É como se essa filosofia humanitista defendesse que será vencedor o mais forte, o mais esperto, o que não se importa com os outros. E que o perdedor será o mais fraco, devorado pelos espertos. Que "o mundo é dos fortes". Que os fortes não precisam se sentir culpados por tudo o que conquistaram (muitas vezes sem merecer de fato), e que se existem pessoas desprivilegiadas é por serem fracas. Essa filosofia, criada pelo Quincas, é usada pelo autor para fazer uma importante e ferina crítica social ao pensamento vigente em sua época e que, na verdade, ainda é defendido hoje em dia por várias pessoas.
"[...] o homem só comemora e ama o que lhe é aprazível ou vantajoso, e pelo motivo racional de que nenhuma pessoa canoniza uma ação que virtualmente a destrói. Ao vencido, ódio ou compaixão; ao vencedor, as batatas.

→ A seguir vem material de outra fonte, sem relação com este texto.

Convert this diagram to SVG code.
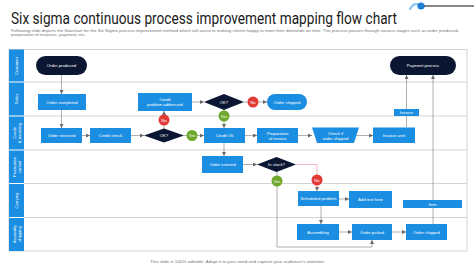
<svg xmlns="http://www.w3.org/2000/svg" width="474" height="266" viewBox="0 0 474 266">
<style>
.t{font-family:"Liberation Sans",Arial,sans-serif;fill:#fff;font-size:4.2px;text-anchor:middle;dominant-baseline:central}
.b{fill:#1b8ee2}
.n{fill:#0b1633}
.lane{fill:#1b8ee2}
.ln{stroke:#d4d4d4;stroke-width:1;fill:none}
.c{stroke:#7a7a7a;stroke-width:0.6;fill:none;marker-end:url(#a)}
.cp{stroke:#e88a9a;stroke-width:0.6;fill:none;marker-end:url(#a)}
.no{fill:#e23b36}
.yes{fill:#6ea82c}
.s{font-family:"Liberation Sans",Arial,sans-serif;fill:#777;font-size:3.4px}
</style>
<defs>
<marker id="a" viewBox="0 0 6 6" refX="6" refY="3" markerWidth="4" markerHeight="4" orient="auto" markerUnits="userSpaceOnUse">
<path d="M0,0 L6,3 L0,6 Z" fill="#6a6a6a"/>
</marker>
</defs>
<rect width="474" height="266" fill="#fff"/>
<g id="header">
<text x="11" y="24" font-family="Roboto,'Liberation Sans',sans-serif" font-size="16" fill="#1a1a1a" textLength="386" lengthAdjust="spacingAndGlyphs">Six sigma continuous process improvement mapping flow chart</text>
<text class="s" x="11" y="32" textLength="448" lengthAdjust="spacingAndGlyphs">Following slide depicts the flowchart for the Six Sigma process improvement method which will assist in making clients happy to meet their demands on time. The process passes through various stages such as order produced,</text>
<text class="s" x="11" y="35.8" textLength="75" lengthAdjust="spacingAndGlyphs">preparation of invoices, payment, etc.</text>
<path d="M410,9 Q414,2 420,5" stroke="#8ec5f0" stroke-width="2.2" fill="none" stroke-linecap="round"/>
<circle cx="421" cy="6" r="3.6" fill="#1b7fd6"/>
<line x1="424" y1="6" x2="474" y2="6" stroke="#111" stroke-width="1"/>
</g>
<g id="lanes">
<rect x="9" y="49.5" width="458" height="201.5" fill="none" stroke="#d4d4d4" stroke-width="1"/>
<line class="ln" x1="24" y1="82" x2="467" y2="82"/>
<line class="ln" x1="24" y1="116" x2="467" y2="116"/>
<line class="ln" x1="24" y1="150" x2="467" y2="150"/>
<line class="ln" x1="24" y1="183.5" x2="467" y2="183.5"/>
<line class="ln" x1="24" y1="217.5" x2="467" y2="217.5"/>
<rect class="lane" x="9" y="49.5" width="15" height="32"/>
<rect class="lane" x="9" y="82.5" width="15" height="33"/>
<rect class="lane" x="9" y="116.5" width="15" height="33"/>
<rect class="lane" x="9" y="150.5" width="15" height="32.5"/>
<rect class="lane" x="9" y="184" width="15" height="33"/>
<rect class="lane" x="9" y="218" width="15" height="33"/>
<text class="t" transform="translate(16.5,66) rotate(-90)">Customer</text>
<text class="t" transform="translate(16.5,99) rotate(-90)">Sales</text>
<text class="t" transform="translate(14.5,133) rotate(-90)">Credit</text>
<text class="t" transform="translate(19,133) rotate(-90)">&amp; invoicing</text>
<text class="t" transform="translate(14.5,167) rotate(-90)">Production</text>
<text class="t" transform="translate(19,167) rotate(-90)">control</text>
<text class="t" transform="translate(16.5,200.5) rotate(-90)">Carrying</text>
<text class="t" transform="translate(14.5,234) rotate(-90)">Assembly</text>
<text class="t" transform="translate(19,234) rotate(-90)">shipping</text>
</g>
<g id="connectors">
<path class="c" d="M61.5,75 V94"/>
<path class="c" d="M61.5,110 V128"/>
<path class="c" d="M82,135.5 H90"/>
<path class="c" d="M131,135.5 H144"/>
<path class="c" d="M164,129 V111"/>
<path class="c" d="M184,135.5 H204"/>
<path class="c" d="M192,102 H204"/>
<path class="c" d="M244,102 H267"/>
<path class="c" d="M224,110 V128"/>
<path class="c" d="M245,135.5 H257"/>
<path class="c" d="M298,135.5 H312"/>
<path class="c" d="M356,135.5 H373"/>
<path class="c" d="M406.5,127 V75"/>
<path class="c" d="M433,224 V75"/>
<path class="c" d="M224,143 V156"/>
<path class="c" d="M243,164.5 H257"/>
<path class="cp" d="M296,164.5 H317 V191"/>
<path class="c" d="M277,172 V247 H372 V240"/>
<path class="c" d="M339,199 H349"/>
<path class="c" d="M321,206 V224"/>
<path class="c" d="M339,232 H352"/>
<path class="c" d="M392,232 H406"/>
</g>
<g id="order-produced"><rect class="n" x="36" y="56" width="51" height="19" rx="9.5"/><text class="t" x="61.5" y="65.5">Order produced</text></g>
<g id="payment-process"><rect class="n" x="390" y="56" width="66" height="19" rx="9.5"/><text class="t" x="423" y="65.5">Payment process</text></g>
<g id="order-completed"><rect class="b" x="38" y="94" width="48" height="16"/><text class="t" x="62" y="102">Order completed</text></g>
<g id="credit-problem"><rect class="b" x="138" y="93" width="54" height="18"/><text class="t" x="165" y="99.5">Credit</text><text class="t" x="165" y="104.5">problem addressed</text></g>
<g id="ok-sales"><path class="n" d="M204,102 L224,94 L244,102 L224,110 Z"/><text class="t" x="224" y="102">OK?</text></g>
<g id="no-sales"><circle class="no" cx="253" cy="102" r="5.5"/><text class="t" x="253" y="102" font-size="3.4">No</text></g>
<g id="order-shipped-sales"><rect class="b" x="267" y="94" width="40" height="16" rx="8"/><text class="t" x="287" y="102">Order shipped</text></g>
<g id="invoice"><rect class="b" x="394" y="109" width="25" height="7"/><text class="t" x="406.5" y="112.5" font-size="3.4">Invoice</text></g>
<g id="yes-sales"><circle class="yes" cx="224" cy="116" r="5.5"/><text class="t" x="224" y="116" font-size="3.4">Yes</text></g>
<g id="no-credit"><circle class="no" cx="164" cy="120" r="5.5"/><text class="t" x="164" y="120" font-size="3.4">No</text></g>
<g id="order-received"><rect class="b" x="41" y="128" width="41" height="15"/><text class="t" x="61.5" y="135.5">Order received</text></g>
<g id="credit-check"><rect class="b" x="90" y="128" width="41" height="15"/><text class="t" x="110.5" y="135.5">Credit check</text></g>
<g id="ok-credit"><path class="n" d="M144,135.5 L164,128.5 L184,135.5 L164,142.5 Z"/><text class="t" x="164" y="135.5">OK?</text></g>
<g id="yes-credit"><circle class="yes" cx="192" cy="135.5" r="5.5"/><text class="t" x="192" y="135.5" font-size="3.4">Yes</text></g>
<g id="credit-ok"><rect class="b" x="204" y="128" width="41" height="15"/><text class="t" x="224.5" y="135.5">Credit Ok</text></g>
<g id="preparation"><rect class="b" x="257" y="128" width="41" height="15"/><text class="t" x="277.5" y="133">Preparation</text><text class="t" x="277.5" y="138">of invoice</text></g>
<g id="check-shipped"><path class="b" d="M312,127.5 H359 L354,143 H317 Z"/><text class="t" x="335.5" y="133">Check if</text><text class="t" x="335.5" y="138">order shipped</text></g>
<g id="invoice-sent"><rect class="b" x="373" y="127.5" width="42" height="15.5"/><text class="t" x="394" y="135.5">Invoice sent</text></g>
<g id="order-entered"><rect class="b" x="202" y="156" width="41" height="17"/><text class="t" x="222.5" y="164.5">Order entered</text></g>
<g id="in-stock"><path class="n" d="M257,164.5 L276.5,157 L296,164.5 L276.5,172 Z"/><text class="t" x="276.5" y="164.5">In stock?</text></g>
<g id="yes-stock"><circle class="yes" cx="277" cy="181" r="5.5"/><text class="t" x="277" y="181" font-size="3.4">Yes</text></g>
<g id="no-stock"><circle class="no" cx="317" cy="180" r="5.5"/><text class="t" x="317" y="180" font-size="3.4">No</text></g>
<g id="scheduled-problem"><rect class="b" x="298" y="191" width="41" height="15"/><text class="t" x="318.5" y="198.5">Scheduled problem</text></g>
<g id="add-text"><rect class="b" x="349" y="191" width="43" height="17"/><text class="t" x="370.5" y="199.5">Add text here</text></g>
<g id="item"><rect class="b" x="403" y="200" width="59" height="8"/><text class="t" x="432.5" y="204">Item</text></g>
<g id="assembling"><rect class="b" x="297" y="224" width="42" height="16"/><text class="t" x="318" y="232">Assembling</text></g>
<g id="order-picked"><rect class="b" x="352" y="224" width="40" height="16"/><text class="t" x="372" y="232">Order picked</text></g>
<g id="order-shipped-asm"><rect class="b" x="406" y="224" width="41" height="16"/><text class="t" x="426.5" y="232">Order shipped</text></g>
<g id="footer"><text class="s" x="150" y="263" font-size="3.8" textLength="175" lengthAdjust="spacingAndGlyphs">This slide is 100% editable. Adapt it to your need and capture your audience's attention.</text></g>
</svg>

- Mas a opinião do exterminado?
- Não há exterminado. Desaparece o fenômeno; a substância é a mesma. Nunca viste ferver água? Hás de lembrar-te que as bolhas fazem-se e desfazem-se de contínuo, e tudo fica na mesma água. Os indivíduos são essas bolhas transitórias."
O mais importante no livro, para mim, é essa filosofia, pois é através dela que tudo se desenrola, embora ela praticamente não volte a ser mencionada na história após a morte do Quincas. Mas em tudo o que se passou, tanto com o Rubião quanto com os personagens secundários, como Dona Tonica e o pai dela, bem como com a Maria Benedita e até com a própria e desprezível Sofia, é clara essa filosofia humanitista em ação. Tudo acontece de acordo com ela e é fácil para o leitor perceber isso. Achei incrível a forma como o autor desenvolveu sua crítica e os acontecimentos do livro. Foi brilhante!
Eu não sei se amo ou detesto este livro.kkkkkkk Mas recomendo muito! Vale a pena a leitura, vale a pena mergulhar no mundo destes personagens tão complexos e acompanhar como cada um terminará na história.
Apesar de amar muito o autor, li este livro recentemente apenas por conta da leitura coletiva promovida pela Isa, do canal Ler Antes de Morrer, senão eu teria lido outros livros do autor antes deste. Eu amo leituras coletivas, pois me incentivam a ler livros que eu talvez demorasse muito para ler se não fosse em conjunto.